The schedules Whitworth recently released for its various sports are not perfect, Tim Demant was quick to admit.
Teams in high contact-risk sports like basketball and football will only play the other programs in Washington state. Nearly every competition scheduled is against familiar conference opponents.
But they are going to play – so long as COVID-19 testing allows – and for the Division III program’s athletic director, Demant, that’s a victory in itself.
“It’s not ideal. We’ll be playing each other quite a bit,” Demant said. “But it’s better than playing nobody.”
Playing nobody is what Whitworth has done since mid-March, minus the two exhibition games its men’s basketball team played just before Christmas.
The men’s basketball team starts its season officially Wednesday and Thursday, with back-to-back games against the College of Idaho, an NAIA program the Pirates haven’t faced since 1996. Games will start at 6 p.m. at the Fieldhouse. Fans will not be allowed.
After that, the Pirates are scheduled to visit Division I Montana in Missoula on Saturday before beginning their Northwest Conference season on Jan. 22.
That NWC slate includes four games each against Puget Sound, Pacific Lutheran and Whitman. The women’s basketball program will play the same conference schedule as the men’s team.
The football team is scheduled to start its season on Feb. 13 at home against Puget Sound, followed by a road game at Pacific Lutheran on Feb. 20. Since Whitman doesn’t have a football program, rematches against those programs later in March are the only contests scheduled for the football team.

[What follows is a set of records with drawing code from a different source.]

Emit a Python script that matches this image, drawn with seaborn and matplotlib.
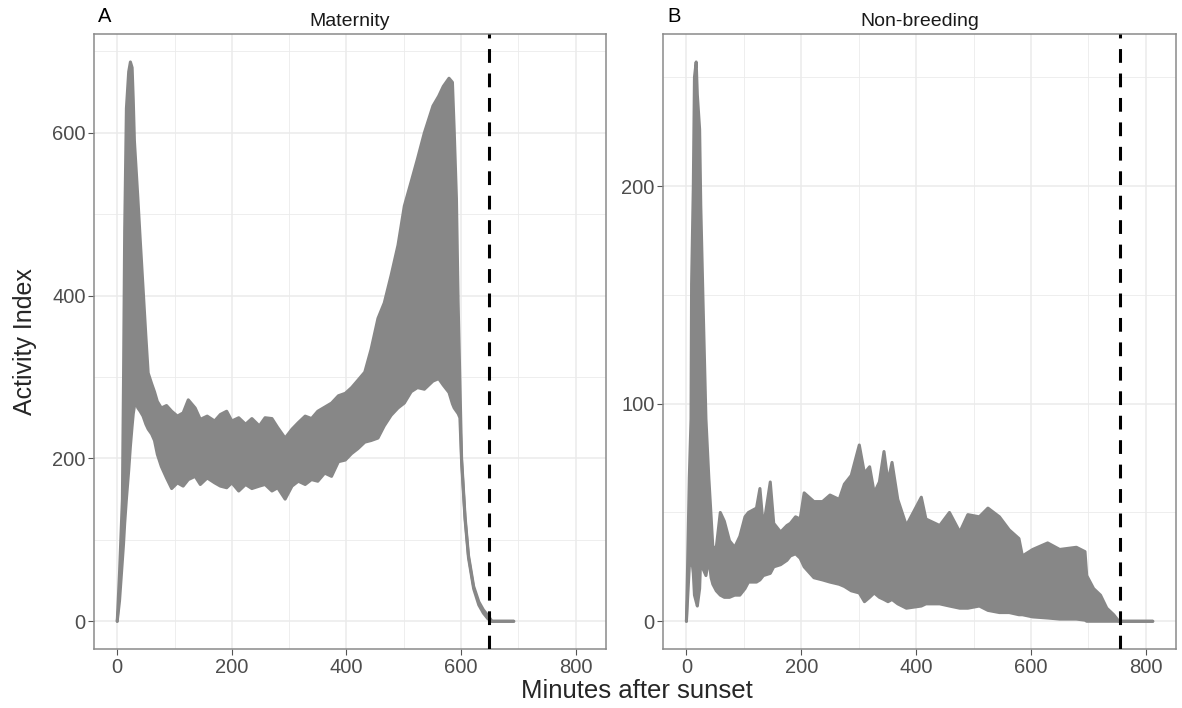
import numpy as np
import pandas as pd
import matplotlib
matplotlib.use("Agg")
import matplotlib.pyplot as plt
from matplotlib.ticker import MultipleLocator
import seaborn as sns

# envelope of the activity index trace (minutes after sunset)
mat_x = [0, 4, 9, 11, 13, 16, 20, 23, 26, 28, 30, 33, 36, 40, 45, 50, 54, 60, 65, 70,
         77, 86, 95, 105, 115, 124, 136, 145, 157, 170, 180, 191, 200, 212, 224, 235,
         248, 258, 270, 280, 293, 305, 316, 328, 339, 350, 362, 374, 386, 398, 409, 420,
         432, 443, 455, 466, 478, 490, 501, 513, 524, 536, 551, 561, 569, 579, 585, 588,
         592, 595, 598, 601, 607, 613, 622, 631, 639, 647, 654, 692]
mat_hi = [0, 60, 150, 300, 480, 630, 675, 687, 680, 640, 590, 555, 520, 470, 410, 350, 305, 292, 282, 270,
          262, 265, 258, 252, 256, 272, 262, 248, 252, 246, 254, 258, 246, 250, 242, 249,
          240, 250, 249, 238, 225, 236, 244, 252, 249, 258, 263, 268, 277, 280, 287, 296,
          306, 334, 372, 391, 425, 462, 510, 540, 568, 600, 633, 645, 657, 667, 662, 605,
          519, 390, 295, 200, 129, 81, 43, 24, 14, 7, 0, 0]
mat_lo = [0, 25, 75, 95, 120, 150, 185, 215, 240, 255, 264, 268, 262, 258, 252, 242, 236, 230, 222, 205,
          190, 176, 163, 170, 166, 174, 178, 168, 176, 170, 166, 164, 170, 160, 168, 163,
          166, 168, 160, 164, 150, 166, 172, 168, 174, 172, 182, 178, 196, 198, 206, 212,
          220, 222, 225, 240, 253, 262, 268, 282, 287, 285, 295, 298, 290, 281, 267, 262,
          258, 255, 250, 195, 125, 78, 40, 20, 10, 3, 0, 0]

non_x = [0, 2, 5, 8, 9, 12, 14, 17, 19, 23, 25, 29, 34, 39, 43, 46, 52, 59, 66, 75,
         84, 93, 102, 108, 122, 128, 134, 146, 152, 164, 175, 181, 190, 198, 205, 222,
         237, 250, 266, 275, 287, 301, 310, 319, 327, 336, 344, 351, 358, 368, 383, 409,
         417, 441, 458, 476, 490, 510, 525, 545, 562, 579, 585, 603, 629, 650, 679, 694,
         697, 709, 721, 732, 744, 753, 812]
non_hi = [0, 25, 66, 93, 155, 200, 250, 257, 242, 226, 191, 146, 93, 66, 48, 34, 34, 50, 46, 37,
          34, 39, 48, 50, 52, 61, 43, 64, 45, 41, 44, 45, 48, 47, 59, 55,
          55, 58, 56, 63, 67, 81, 68, 71, 59, 64, 78, 64, 73, 56, 44, 57,
          47, 44, 50, 41, 49, 48, 52, 48, 42, 38, 30, 33, 36, 33, 34, 32,
          21, 15, 12, 6, 3, 0, 0]
non_lo = [0, 10, 25, 28, 29, 22, 12, 9, 7, 15, 30, 24, 21, 29, 20, 17, 14, 12, 11, 11,
          12, 12, 15, 18, 18, 19, 21, 22, 25, 26, 28, 30, 31, 29, 25, 20,
          19, 18, 17, 16, 14, 13, 9, 11, 13, 11, 10, 9, 10, 8, 6, 7,
          8, 8, 7, 6, 6, 7, 5, 4, 4, 3, 3, 2, 1.5, 1, 1, 0.5,
          0, 0, 0, 0, 0, 0, 0]

panels = ["Maternity", "Non-breeding"]
tags = ["A", "B"]
sunrise = [648, 755]
y_ticks = [[0, 200, 400, 600], [0, 100, 200]]

line_col = "#878787"
grid_col = "#EBEBEB"

sns.set_style("white")
plt.rcParams["font.family"] = ["Liberation Sans", "DejaVu Sans"]

fig = plt.figure(figsize=(11.82, 7.08), dpi=100)
axA = fig.add_axes([0.0795, 0.083, 0.433, 0.869])
axB = fig.add_axes([0.561, 0.083, 0.434, 0.869])

data = [(mat_x, mat_hi, mat_lo), (non_x, non_hi, non_lo)]
for i, ax in enumerate([axA, axB]):
    xs, hi, lo = data[i]
    df = pd.DataFrame({"minute": xs, "upper": hi, "lower": lo})
    ax.fill_between(df["minute"], df["lower"], df["upper"], color=line_col, lw=0)
    sns.lineplot(data=df, x="minute", y="upper", ax=ax, color=line_col, lw=2.2)
    sns.lineplot(data=df, x="minute", y="lower", ax=ax, color=line_col, lw=2.2)
    ax.axvline(sunrise[i], color="black", lw=2.2, dashes=(4.5, 3.5), zorder=5)

    ymax = max(hi)
    ax.set_ylim(-0.05 * ymax, ymax * 1.05)
    ax.set_xlim(-40.6, 852.6)
    ax.set_xticks([0, 200, 400, 600, 800])
    ax.set_yticks(y_ticks[i])
    ax.xaxis.set_minor_locator(MultipleLocator(100))
    ax.yaxis.set_minor_locator(MultipleLocator(y_ticks[i][1] / 2))
    ax.grid(which="major", color=grid_col, lw=1.1, zorder=0)
    ax.grid(which="minor", color=grid_col, lw=0.6, zorder=0)
    ax.set_axisbelow(True)
    ax.tick_params(axis="both", which="major", labelsize=14.5, labelcolor="#4D4D4D",
                   length=4, width=0.8, color="#555555", pad=2, left=True, bottom=True)
    ax.tick_params(which="minor", length=0)
    for s in ax.spines.values():
        s.set_color("#8a8a8a")
        s.set_linewidth(1.1)
    ax.set_xlabel("")
    ax.set_ylabel("")
    ax.set_title(panels[i], fontsize=14, color="#1A1A1A", pad=6)
    ax.text(0.008, 1.013, tags[i], transform=ax.transAxes, fontsize=14.5,
            ha="left", va="bottom", color="black")

fig.text(0.539, 0.024, "Minutes after sunset", ha="center", va="center", fontsize=18.5)
fig.text(0.021, 0.518, "Activity Index", ha="center", va="center", rotation=90, fontsize=18)

fig.savefig("out.png", dpi=100)
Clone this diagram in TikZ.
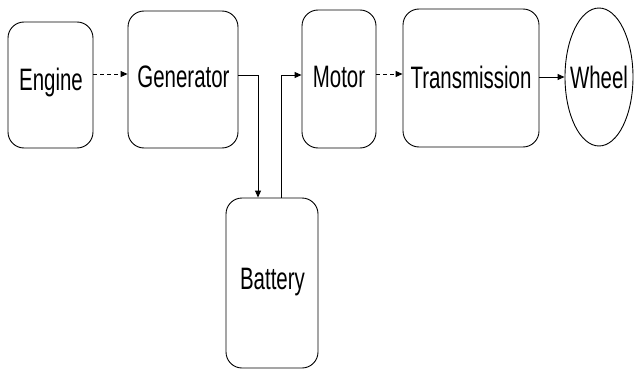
\documentclass[tikz,border=0pt]{standalone}
\usepackage{fontspec}
\setmainfont{Liberation Sans}
\newfontfamily\narrowfont[FakeStretch=0.66]{Liberation Sans}
\usetikzlibrary{arrows.meta,shapes.geometric}
\begin{document}
\begin{tikzpicture}[x=1pt,y=-1pt,
  blk/.style={draw,line width=0.9pt,rounded corners=16pt,inner sep=0pt},
  lbl/.style={font=\narrowfont\fontsize{31}{33}\selectfont},
  conn/.style={line width=0.9pt,-{Triangle[length=7pt,width=6pt]}},
  brk/.style={dash pattern=on 4pt off 3pt}]
\useasboundingbox (0,0) rectangle (635,372);
\node[blk,minimum width=85pt,minimum height=126pt] (eng) at (50.5,85) {};
\node[lbl] at (51,82) {Engine};
\node[blk,minimum width=110pt,minimum height=137pt] (gen) at (183,79.5) {};
\node[lbl] at (183.5,77) {Generator};
\node[blk,minimum width=74pt,minimum height=138pt] (mot) at (339,79) {};
\node[lbl] at (339,77) {Motor};
\node[blk,minimum width=136pt,minimum height=138pt] (tra) at (471,78) {};
\node[lbl] at (471,77) {Transmission};
\node[draw,line width=0.9pt,ellipse,minimum width=68pt,minimum height=138pt,inner sep=0pt] (whl) at (599,77) {};
\node[lbl] at (599,77) {Wheel};
\node[blk,minimum width=92pt,minimum height=170pt] (bat) at (272,283) {};
\node[lbl] at (272.5,282) {Battery};
\coordinate (g1) at (258,75);
\coordinate (b1) at (281,75);
\draw[conn,brk] (eng.east |- 0,74) -- (gen.west |- 0,74);
\draw[conn] (gen.east |- g1) -- (g1) -- (g1 |- bat.north);
\draw[conn] (b1 |- bat.north) -- (b1) -- (mot.west |- b1);
\draw[conn,brk] (mot.east |- 0,74) -- (tra.west |- 0,74);
\draw[conn] (tra.east |- 0,77) -- (whl.west |- 0,77);
\end{tikzpicture}
\end{document}
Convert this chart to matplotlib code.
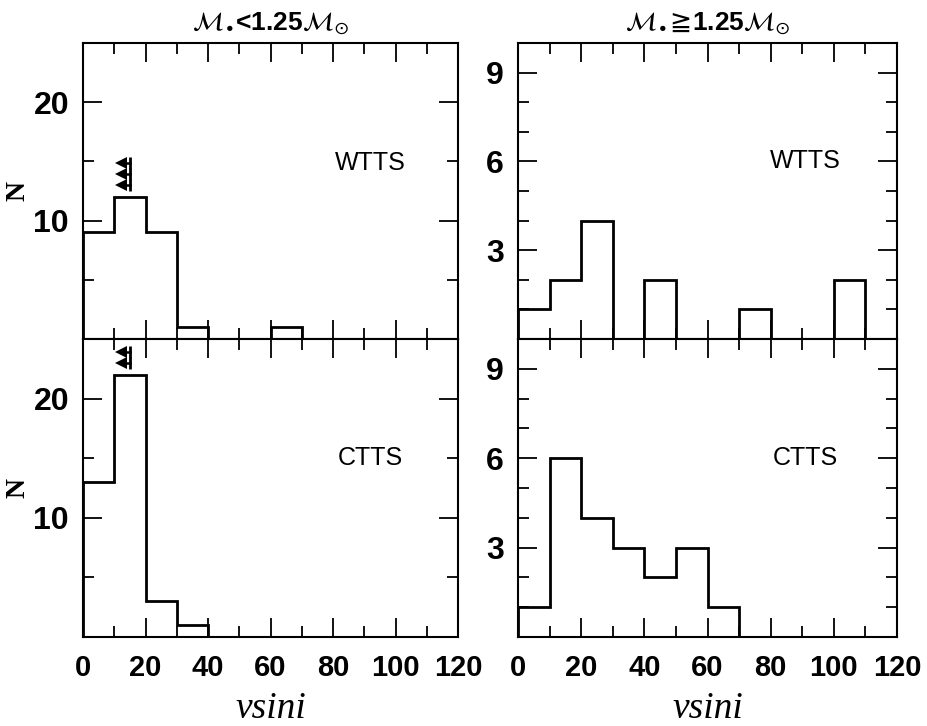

There is hope that the conference’s four Oregon schools will be allowed to play against the Washington-based teams in high contact-risk sports later in the spring, but without that assurance Demant said the Pirates are focused on the games they do have on the schedule.
“We’re focused on the four (football) games,” Demant said. “Who knows what’ll happen after that?
“Football, it’s very much steeped in tradition, so playing once a year is the norm, but playing twice allows coaches to work on making adjustments. We want to use this year as a real development opportunity. Nobody’s really gonna care whether you’re 4-0. But the focus needs to be on development for the upcoming fall. That’s the one that’s really gonna matter.”
All those games are dependent on Whitworth and its opponents’ test results. Athletes in the three high contact-risk sports will be tested at least three times a week, Demant said, with the rapid antigen testing. Athletes in low- and medium-risk sports will be tested more on a surveillance basis, with up to 50% of the team being tested every two weeks.
Additionally, all on-campus students are being tested as they come back to campus, Demant said.
“We’re hoping to start with a clean slate,” he said.
As for low- and medium-risk sports – designations given by the NCAA – their schedules look much closer to normal as of now.
The baseball team, for example, has 32 games scheduled, with a four-game series against each of the other eight NWC teams starting on March 20. Last season, it had 37 scheduled games.
Nearly every team is scheduled to play during the next four months – minus cross country, whose members are almost all on the track and field roster – which is going to put a unique strain on Whitworth’s various fields, courts and pitches as all those teams conduct practices and, they hope, competitions.
“The biggest challenge for us is facilities,” Demant said.
Still, that there are any games scheduled at all is a positive, Demant said, and he has heard from many student-athletes who are excited to have the opportunity to compete again.
“It’ll be a really busy spring for us Demant said, “but we got into athletics for games, not practices.”